## Objective
Reproduce nothing but the lines from the start of the material through the line that includes "24.1, 23.8, 23.7, 23.75, 24.4, 24.8, 24.95, 24.5, 24.1]", both ends included, and omit every picture.
BEGIN Provided data
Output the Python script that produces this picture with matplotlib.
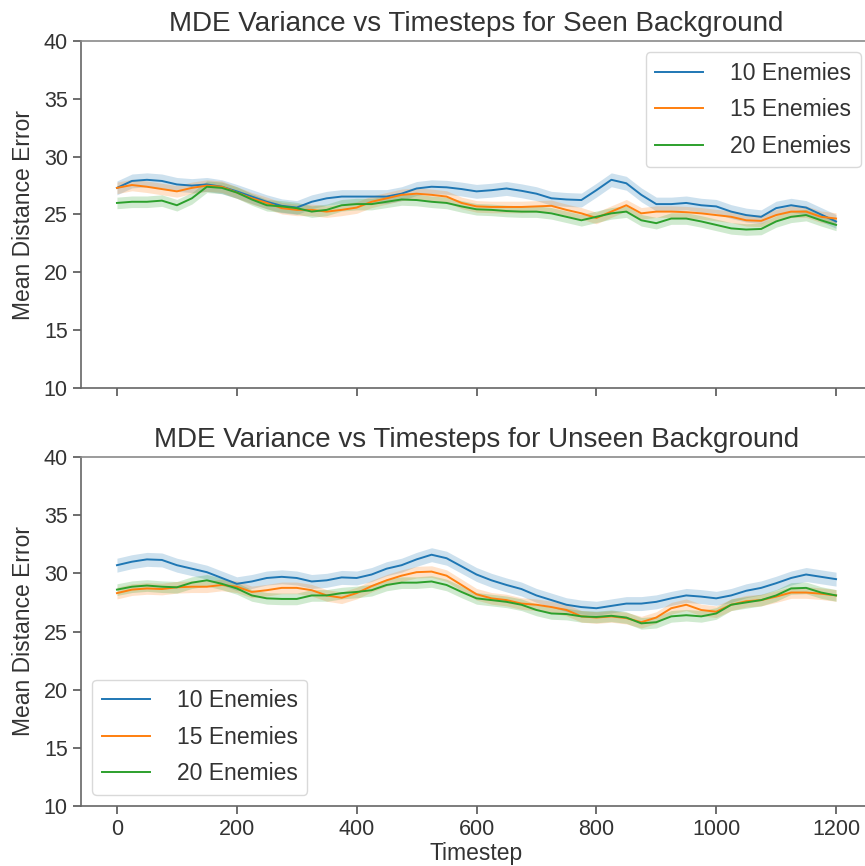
import numpy as np
import matplotlib
matplotlib.use("Agg")
import matplotlib.pyplot as plt

plt.rcParams["font.family"] = ["Liberation Sans", "DejaVu Sans"]

# rolling mean distance error, sampled every 25 timesteps
timesteps = list(range(0, 1201, 25))

seen_10 = [27.3, 27.9, 28.0, 27.9, 27.6, 27.5, 27.6, 27.4, 27.0, 26.55,
           26.1, 25.75, 25.6, 26.1, 26.4, 26.55, 26.55, 26.55, 26.55, 26.8,
           27.25, 27.4, 27.35, 27.2, 27.0, 27.1, 27.25, 27.05, 26.8, 26.4,
           26.3, 26.25, 27.1, 28.0, 27.7, 26.7, 25.9, 25.9, 26.0, 25.8,
           25.7, 25.25, 24.95, 24.8, 25.55, 25.8, 25.6, 25.0, 24.4]
seen_15 = [27.3, 27.55, 27.4, 27.2, 27.0, 27.3, 27.5, 27.4, 26.9, 26.4,
           26.0, 25.55, 25.4, 25.4, 25.25, 25.4, 25.6, 26.1, 26.4, 26.7,
           26.8, 26.7, 26.55, 26.0, 25.7, 25.65, 25.65, 25.65, 25.7, 25.75,
           25.4, 25.1, 24.7, 25.25, 25.8, 25.1, 25.25, 25.25, 25.2, 25.1,
           24.95, 24.8, 24.5, 24.45, 24.95, 25.25, 25.25, 24.8, 24.65]
seen_20 = [26.0, 26.1, 26.1, 26.2, 25.8, 26.4, 27.4, 27.3, 26.9, 26.3,
           25.8, 25.7, 25.55, 25.25, 25.4, 25.8, 25.9, 25.9, 26.1, 26.3,
           26.25, 26.1, 26.0, 25.7, 25.45, 25.4, 25.3, 25.25, 25.25, 25.1,
           24.8, 24.5, 24.8, 25.1, 25.25, 24.5, 24.25, 24.65, 24.65, 24.4,
           24.1, 23.8, 23.7, 23.75, 24.4, 24.8, 24.95, 24.5, 24.1]

unseen_10 = [30.7, 31.0, 31.2, 31.15, 30.7, 30.4, 30.1, 29.6, 29.1, 29.3,
             29.6, 29.7, 29.6, 29.3, 29.4, 29.65, 29.6, 29.9, 30.4, 30.7,
             31.2, 31.6, 31.3, 30.6, 29.9, 29.4, 29.0, 28.65, 28.1, 27.7,
             27.3, 27.1, 27.0, 27.2, 27.4, 27.4, 27.55, 27.85, 28.1, 28.0,
             27.85, 28.1, 28.5, 28.75, 29.15, 29.6, 29.9, 29.7, 29.5]
unseen_15 = [28.3, 28.6, 28.7, 28.65, 28.8, 28.85, 28.85, 29.0, 28.85, 28.4,
             28.55, 28.75, 28.75, 28.55, 28.1, 27.9, 28.3, 28.9, 29.4, 29.8,
             30.1, 30.15, 29.8, 29.0, 28.2, 27.85, 27.7, 27.4, 27.3, 27.1,
             26.85, 26.3, 26.2, 26.3, 26.15, 25.8, 26.2, 27.0, 27.3, 26.85,
             26.7, 27.3, 27.6, 27.7, 28.0, 28.35, 28.35, 28.25, 28.1]
unseen_20 = [28.6, 28.85, 28.95, 28.85, 28.8, 29.2, 29.4, 29.1, 28.7, 28.1,
             27.85, 27.8, 27.8, 28.1, 28.1, 28.3, 28.4, 28.55, 29.0, 29.2,
             29.2, 29.3, 29.0, 28.4, 27.85, 27.7, 27.55, 27.3, 26.85, 26.55,
             26.5, 26.3, 26.25, 26.35, 26.2, 25.7, 25.8, 26.3, 26.4, 26.3,
             26.55, 27.3, 27.5, 27.7, 28.1, 28.7, 28.75, 28.35, 28.1]

# half-width of the confidence band for each enemy count
band_10 = 0.6
band_15 = 0.5
band_20 = 0.5

labels = ["10 Enemies", "15 Enemies", "20 Enemies"]
colors = ["#1f77b4", "#ff7f0e", "#2ca02c"]

panels = [
    ("MDE Variance vs Timesteps for Seen Background", [seen_10, seen_15, seen_20], "upper right"),
    ("MDE Variance vs Timesteps for Unseen Background", [unseen_10, unseen_15, unseen_20], "lower left"),
]
bands = [band_10, band_15, band_20]

W, H = 865, 866
fig = plt.figure(figsize=(W / 100, H / 100), dpi=100)
ax_top = fig.add_axes([81 / W, 1 - 388 / H, 791 / W, 347 / H])
ax_bot = fig.add_axes([81 / W, 1 - 806 / H, 791 / W, 349 / H])

text_col = "#333333"
for ax, (title, series, loc) in zip([ax_top, ax_bot], panels):
    x = np.array(timesteps)
    for vals, band, lab, col in zip(series, bands, labels, colors):
        y = np.array(vals)
        ax.fill_between(x, y - band, y + band, color=col, alpha=0.22, linewidth=0)
        ax.plot(x, y, color=col, lw=1.4, label=lab)

    ax.set_xlim(-60, 1260)
    ax.set_ylim(10, 40)
    ax.set_xticks(range(0, 1201, 200))
    ax.set_yticks(range(10, 41, 5))
    ax.set_title(title, fontsize=20, color=text_col, pad=7)
    ax.set_ylabel("Mean Distance Error", fontsize=16.5, color=text_col, labelpad=6)
    ax.tick_params(direction="out", length=6, width=1.2, colors="#555555",
                   labelcolor=text_col, labelsize=15.5)
    for side in ["left", "bottom", "top", "right"]:
        ax.spines[side].set_color("#666666")
        ax.spines[side].set_linewidth(1.2)
    ax.spines["top"].set_color("#8a8a8a")

    leg = ax.legend(loc=loc, fontsize=16.5, frameon=True, fancybox=True,
                    handlelength=2.1, borderpad=0.4, labelspacing=0.6,
                    handletextpad=1.2)
    leg.get_frame().set_edgecolor("#d0d0d0")
    leg.get_frame().set_linewidth(1.0)
    for t in leg.get_texts():
        t.set_color(text_col)

ax_top.tick_params(labelbottom=False)
ax_bot.set_xlabel("Timestep", fontsize=16.5, color=text_col, labelpad=1)

fig.savefig("out.png", dpi=100)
END Provided data
## The output
Output the Python script that produces this picture with matplotlib.
import numpy as np
import matplotlib
matplotlib.use("Agg")
import matplotlib.pyplot as plt

plt.rcParams["font.family"] = ["Liberation Sans", "DejaVu Sans"]

# rolling mean distance error, sampled every 25 timesteps
timesteps = list(range(0, 1201, 25))

seen_10 = [27.3, 27.9, 28.0, 27.9, 27.6, 27.5, 27.6, 27.4, 27.0, 26.55,
           26.1, 25.75, 25.6, 26.1, 26.4, 26.55, 26.55, 26.55, 26.55, 26.8,
           27.25, 27.4, 27.35, 27.2, 27.0, 27.1, 27.25, 27.05, 26.8, 26.4,
           26.3, 26.25, 27.1, 28.0, 27.7, 26.7, 25.9, 25.9, 26.0, 25.8,
           25.7, 25.25, 24.95, 24.8, 25.55, 25.8, 25.6, 25.0, 24.4]
seen_15 = [27.3, 27.55, 27.4, 27.2, 27.0, 27.3, 27.5, 27.4, 26.9, 26.4,
           26.0, 25.55, 25.4, 25.4, 25.25, 25.4, 25.6, 26.1, 26.4, 26.7,
           26.8, 26.7, 26.55, 26.0, 25.7, 25.65, 25.65, 25.65, 25.7, 25.75,
           25.4, 25.1, 24.7, 25.25, 25.8, 25.1, 25.25, 25.25, 25.2, 25.1,
           24.95, 24.8, 24.5, 24.45, 24.95, 25.25, 25.25, 24.8, 24.65]
seen_20 = [26.0, 26.1, 26.1, 26.2, 25.8, 26.4, 27.4, 27.3, 26.9, 26.3,
           25.8, 25.7, 25.55, 25.25, 25.4, 25.8, 25.9, 25.9, 26.1, 26.3,
           26.25, 26.1, 26.0, 25.7, 25.45, 25.4, 25.3, 25.25, 25.25, 25.1,
           24.8, 24.5, 24.8, 25.1, 25.25, 24.5, 24.25, 24.65, 24.65, 24.4,
           24.1, 23.8, 23.7, 23.75, 24.4, 24.8, 24.95, 24.5, 24.1]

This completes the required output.